In the Grip – the Flu Pandemic in Hopedale

Linda Hixon
Issue Date: 
November, 2018
Article Body: 

“No meetings held during Oct. 1918 on account of influenza.”
This ominous entry in the Hopedale Sewing Circle record was written in November, 1918. As the greatest battles of the Great War were being fought in France that fall, the home front was in terror as influenza raged. With a population of about 2,500, Hopedale actually fared well during the pandemic. A total of 13 people died of influenza that fall, along with three deaths from pneumonia – probably the end result of the flu – and two babies who were stillborn when their mothers became ill. Counting the four additional deaths to “La Grippe” in 1919, Hopedale lost about one percent of its population to influenza, below the national average at the time but much higher than a winter flu today.

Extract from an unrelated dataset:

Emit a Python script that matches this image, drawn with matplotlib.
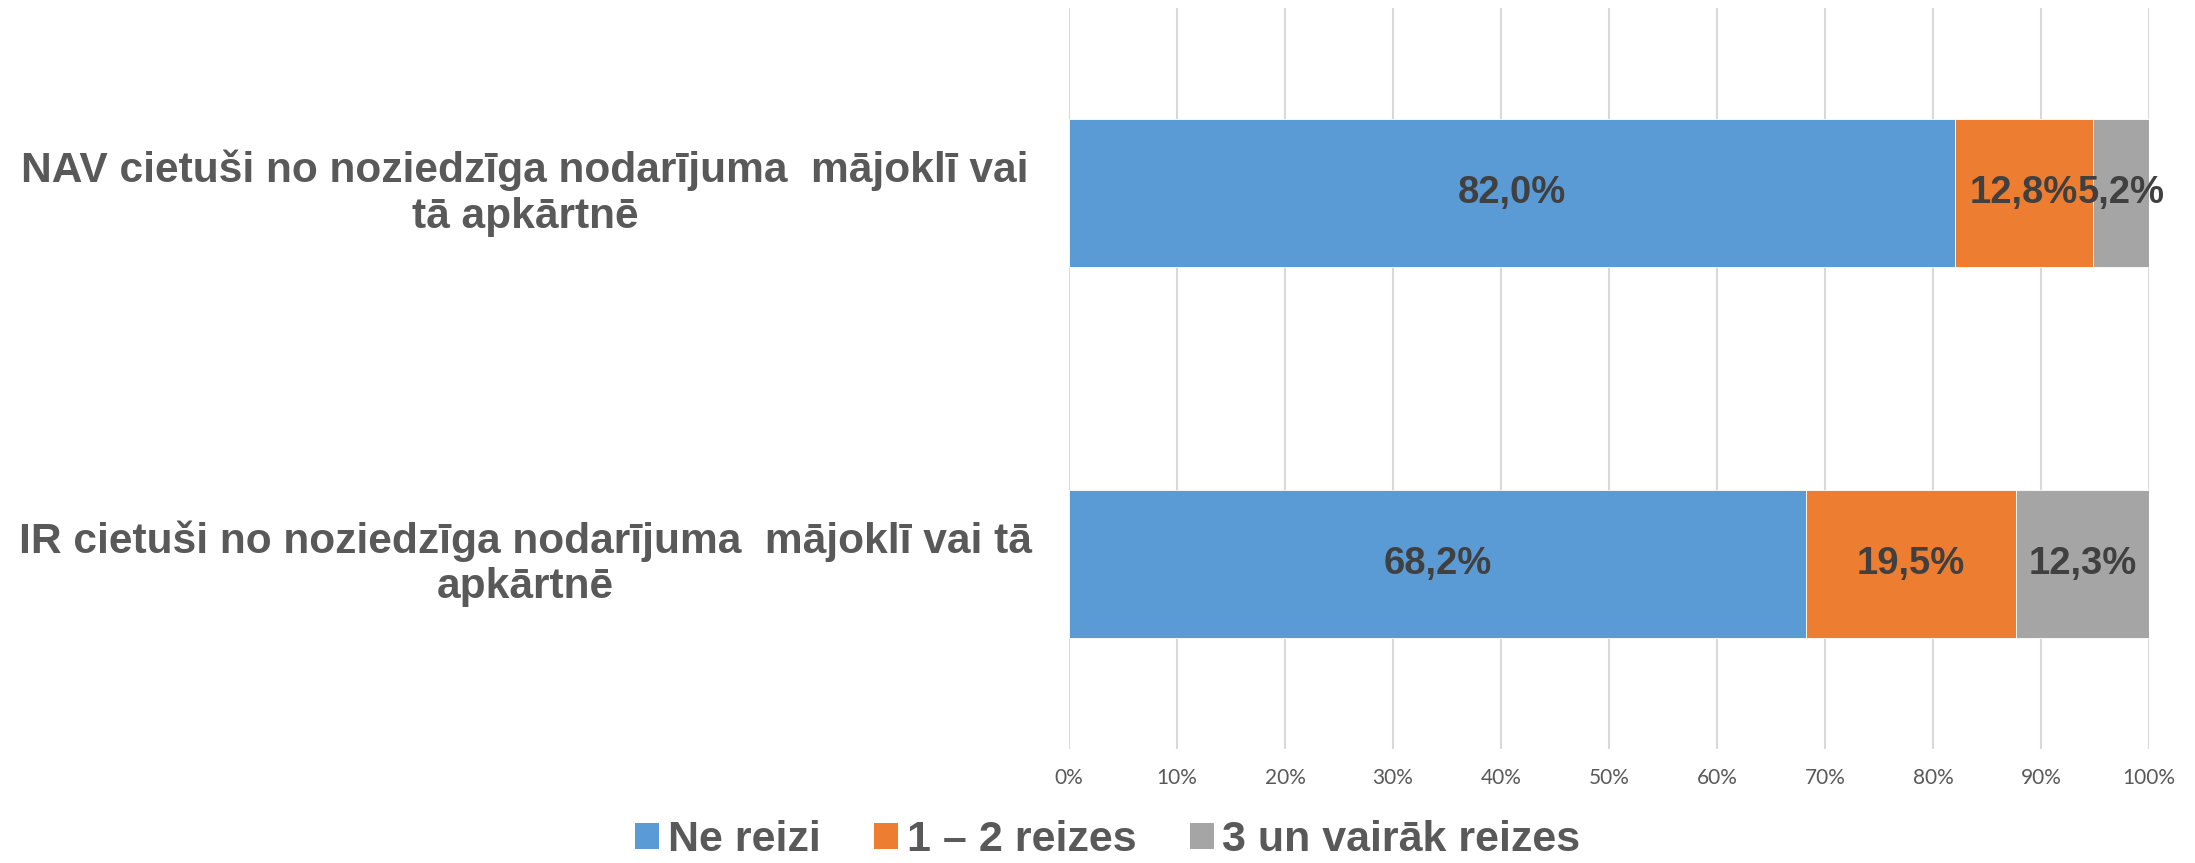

The deaths started with workers at the Draper Corporation on September 27, 1918, and continued through March of the following year. Walter James Morton was the first Draper worker to die. Walter was a fireman for the company who lived on Prospect Street, and he died on September 27. John J. Grady of 6 Union Street, a plumber working for Drapers, died the next day. Both men, at ages 26 and 37, fell within that “prime of life” age group that this flu tended to strike, as did most of Hopedale’s victims. There were exceptions – Albion H. French, a fire truck driver working for the Town of Hopedale, was 43 when he succumbed in early 1919, followed only in age by George Washington Horton, whose death at age 64 was attributed to the flu. The remaining victims’ ages ranged from 19 to 37 and included housewives, a butcher, a spindle maker, and a governess. Three of the deaths occurred on Inman Street, including Mrs. Davenport and her stillborn son. Assunta Santilli of Home Park Ave also died of flu after miscarrying. And five month old boy from Bancroft Park succumbed.
Today, we think of flu as a few days of feeling terrible, followed by convalescence. The Spanish flu was not like that. It infected 1 in 3 people on earth, killing an estimated 50 to 100 million people – possibly the worst world-wide disaster ever. People died as their lungs filled with fluid, first turning blue then “reddish-plum” as their bodies were starved of oxygen. They spontaneously bled from the nose and mouth. Women miscarried “with shocking frequency.” Survivors suffered mental anguish for weeks, even complaining of a colorless world due to inflammation of the optic nerve. Katherine Anne Porter, a flu survivor, described a “sky drained of its blue” in her book Pale Horse, Pale Rider.
The Sewing Circle wasn’t the only group affected in town – the Bancroft Library was closed during the week of September 27, 1918 because of the flu, along with the local Red Cross chapter. The “no school signal was sounded” on Tuesday of that week when Dr. Knight closed the schools “on account of the prevailing grip epidemic.” Dr. Knight signed many of the death certificates in town.
“Fully 400 of the Draper plant employees are out on account of illness,” a local newspaper reported in September. By November, 1918, the pandemic was waning, but the deaths continued into the new year. One of the final victims, William McCaslin, held a fairly high position at the Draper Corporation as an Assistant Superintendent. William wasn’t just management at the plant, he was the inventor of several weaving implements, including a loom shuttle and a “Thread-parting mechanism for looms,” both patented in 1912. William’s obituary in America’s Textile Reporter noted he had been born in Ogdensburg, New York, and had lived in Hopedale 20 years. William died on February 25, 1919 and was survived by his widow and three children.